When a pull request is submitted on github automated tests are run which check whether it is technically possible to merge the pull request – the result of this check is recorded in the ‘payload_pull_request_mergeable’ variable, which is False for 3,391 of the Pull Request Events.

Each row of timeline data for pull requests has a host of variables relating to the ‘head’ (repo which contains the changes to be merged) and ‘base’ (repo which changes are to be merged into) repositories. In 13,963 Pull Request events the head repo is the same as the base repo. These cases represent the use of pull requests where they are not required (the changes could have been pushed or merged by the contributor without a pull request being lodged and approved) – a divergence from the prototypical fork and pull request model. Similarly, there are 6,556 rows of data in this sample (14% of all rows which relate to the closing of a request) where the user who created the pull request is the same user who merged it.

A comment stumbled upon in the description of a repository (arsduo/newsgirl) supports the idea that some projects use pull requests (where they are not required) as a way to track changes to the master branch.

At 6Wunderkinder, no code goes into master except via pull request merged after group review. We’ve found this process to be very worthwhile both in ensuring quality (it’s a lot easier to raise a question in a safe group setting than one on one) and in diffusing knowledge of our systems to the entire team.

Pull Requests on ghtorrent

GHTorrent is (another) project which mirrors data from github. I came across it yesterday and I think it looks very useful – it stores the data in a variety of tables on a MySQL database, which can be queried in a browser window here or downloaded as sql dumps. GHTorrent collects data through the github API (for specifics of data collection see this document) – the data it currently holds is similar in timespan and breadth to that which is available through BigQuery for the github timeline.

GHTorrent’s pull_requests table has 1,527,377 rows, each relating to a single pull request. GHTorrent stores the history of a pull request (its open and close/merge events) in a separate table (pull_request_history). 1,393,610 (91%) of the pull requests have been closed, of these 59% have been merged and 41% have not been merged.

15% of all pull requests on ghtorrent are ‘intra-branch’ (assuming these are the cases where base and head repo are the same) – 61% of these have been merged, so only slightly higher than for the set of all pull requests.

Finally, this document on ghtorrent has a description of their data collection procedures and database schema – and also some interesting observations about github API data.
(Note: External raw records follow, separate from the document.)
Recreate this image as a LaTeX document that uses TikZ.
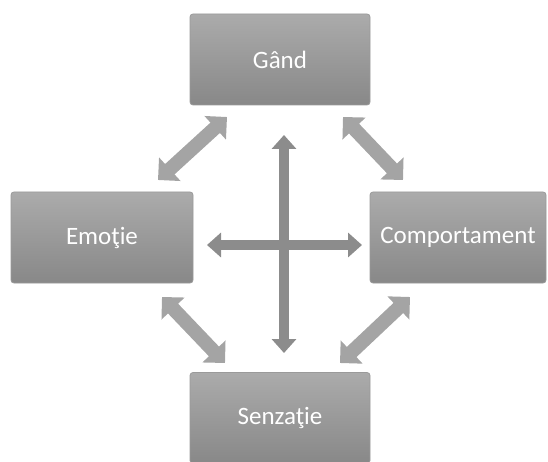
\documentclass[tikz,border=0pt]{standalone}
\usepackage{fontspec}
\setmainfont{Carlito}
\usetikzlibrary{arrows.meta}
\definecolor{boxtop}{HTML}{ABABAB}
\definecolor{boxbot}{HTML}{888888}
\definecolor{boxedge}{HTML}{9A9A9A}
\definecolor{diaggray}{HTML}{A4A4A4}
\definecolor{crossgray}{HTML}{8C8C8C}
\begin{document}
\begin{tikzpicture}[x=1pt,y=1pt,
  box/.style={rectangle, rounded corners=3pt, minimum width=180pt, minimum height=91pt,
    top color=boxtop, bottom color=boxbot, draw=boxedge, line width=0.8pt,
    text=white, font=\fontsize{25}{28}\selectfont, inner sep=0pt},
  diagarrow/.style={line width=14pt, draw=diaggray,
    {Triangle[length=16pt,width=31pt]}-{Triangle[length=16pt,width=31pt]}},
  crossarrow/.style={line width=10pt, draw=crossgray,
    {Triangle[length=14pt,width=24pt]}-{Triangle[length=14pt,width=24pt]}}]
\useasboundingbox (0,0) rectangle (548,461);
\node[box] (gand) at (280,401.5) {Gând};
\node[box, minimum width=182pt] (emotie) at (102,223.5) {Emoţie};
\node[box, minimum width=176pt] (comp) at (458,223.5) {Comportament};
\node[box] (senz) at (280,43) {Senzaţie};
% arrow end points
\coordinate (ge1) at (227,344);
\coordinate (ge2) at (158,281);
\coordinate (gc1) at (343,344);
\coordinate (gc2) at (403,281);
\coordinate (es1) at (162,164);
\coordinate (es2) at (225,98);
\coordinate (cs1) at (410,164);
\coordinate (cs2) at (340,98);
\coordinate (vt) at (284,326);
\coordinate (vb) at (284,108);
\coordinate (hl) at (207,216);
\coordinate (hr) at (362,216);
\draw[diagarrow] (ge1) -- (ge2);
\draw[diagarrow] (gc1) -- (gc2);
\draw[diagarrow] (es1) -- (es2);
\draw[diagarrow] (cs1) -- (cs2);
\draw[crossarrow] (vt) -- (vb);
\draw[crossarrow] (hl) -- (hr);
\end{tikzpicture}
\end{document}
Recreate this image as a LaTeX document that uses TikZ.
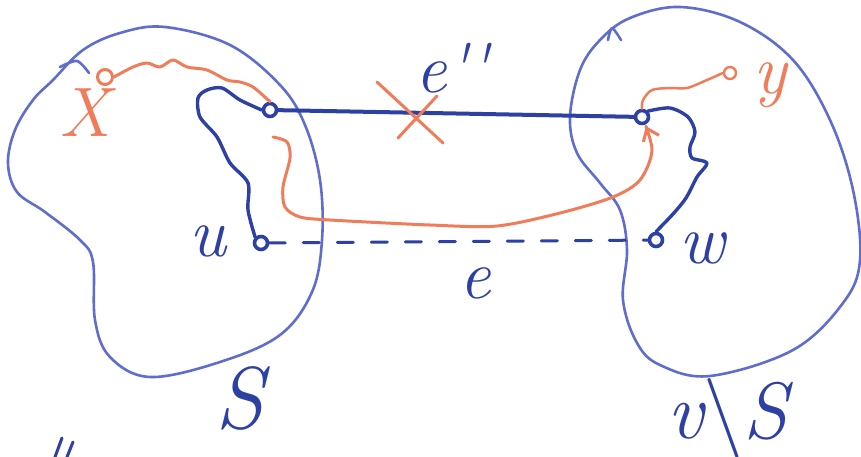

The following passage is of particular relevance here, specifically to the pull requests identified above which are closed but not merged.

Indeed, several projects choose to track the discussion on pull requests using Github’s facilities while doing the actual merge using git. This behaviour can be observed in projects where an usually big number of pull requests are closed without being reported as merged. In such cases, we can deduce that a pull request has been merged by checking whether the commits (identified by their SHA id) appear in the main project’s repository (through a metadata query). However, this heuristic is not complete, as several projects use commit-squashing or even diff-based patching to transfer commits between branches, thereby loosing authorship information.

This suggests that not all of the pull requests which have been closed without being merged have been ‘rejected’ – there is another method through which they could be merged without leaving a trace in terms of Pull Request events.